Peringatan Terakhir dan Penutup
Surat ini ditutup dengan penegasan kembali tentang keagungan Allah SWT, kedahsyatan hari kiamat, dan sebuah penyesalan akhir bagi orang-orang kafir.
Allah menegaskan kembali status-Nya sebagai "Rabbis-samāwāti wal-arḍ" (Tuhan pemelihara seluruh alam semesta). Dia adalah "Ar-Raḥmān" (Yang Maha Pengasih), namun sifat kasih-Nya tidak menafikan keagungan-Nya. Pada hari itu, saking dahsyatnya wibawa Allah, tidak ada satu makhluk pun yang berani dan mampu berbicara kepada-Nya tanpa izin.

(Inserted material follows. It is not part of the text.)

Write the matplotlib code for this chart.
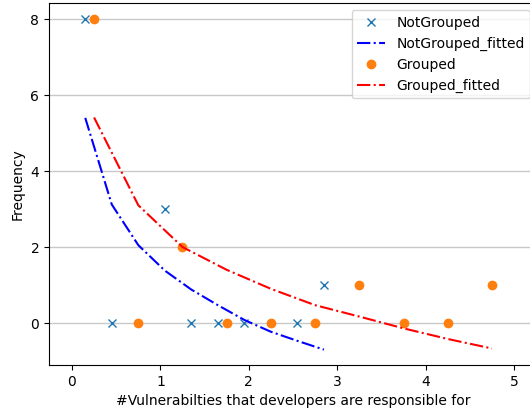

Ayat ini melukiskan suasana pengadilan ilahi. "Ar-Rūḥ" (Ruh, yang ditafsirkan sebagai malaikat Jibril atau makhluk agung lainnya) dan seluruh malaikat berdiri berbaris dengan khidmat. Semua terdiam. Tidak ada yang berani berbicara untuk memberi syafaat atau pembelaan, kecuali mereka yang telah mendapat izin dari Allah dan ucapannya pun pasti "ṣawābā" (benar dan tepat).
Setelah semua penjelasan, Allah menyimpulkan: "żālikal-yaumul-ḥaqq" (itulah hari yang benar-benar nyata). Ini bukan dongeng atau ilusi. Karena itu adalah sebuah kepastian, maka pintu pilihan masih terbuka saat ini di dunia. "Fa man syā`a" (barangsiapa yang mau), hendaklah ia mengambil jalan kembali kepada Tuhannya melalui iman dan amal saleh.
Surat ini ditutup dengan peringatan pamungkas. Allah telah memperingatkan manusia akan azab yang "qarībā" (dekat). Meskipun terasa jauh, sejatinya kematian dan kiamat sangatlah dekat. Pada hari itu, setiap orang akan melihat dengan mata kepalanya sendiri seluruh catatan amal perbuatannya. Saat itulah, orang kafir yang dulu sombong dan mengingkari, akan mencapai puncak penyesalan dan berandai-andai, "Yā laitanī kuntu turābā" (Duhai, andai saja aku hanya menjadi tanah), agar tidak perlu menghadapi hisab dan siksa yang mengerikan ini.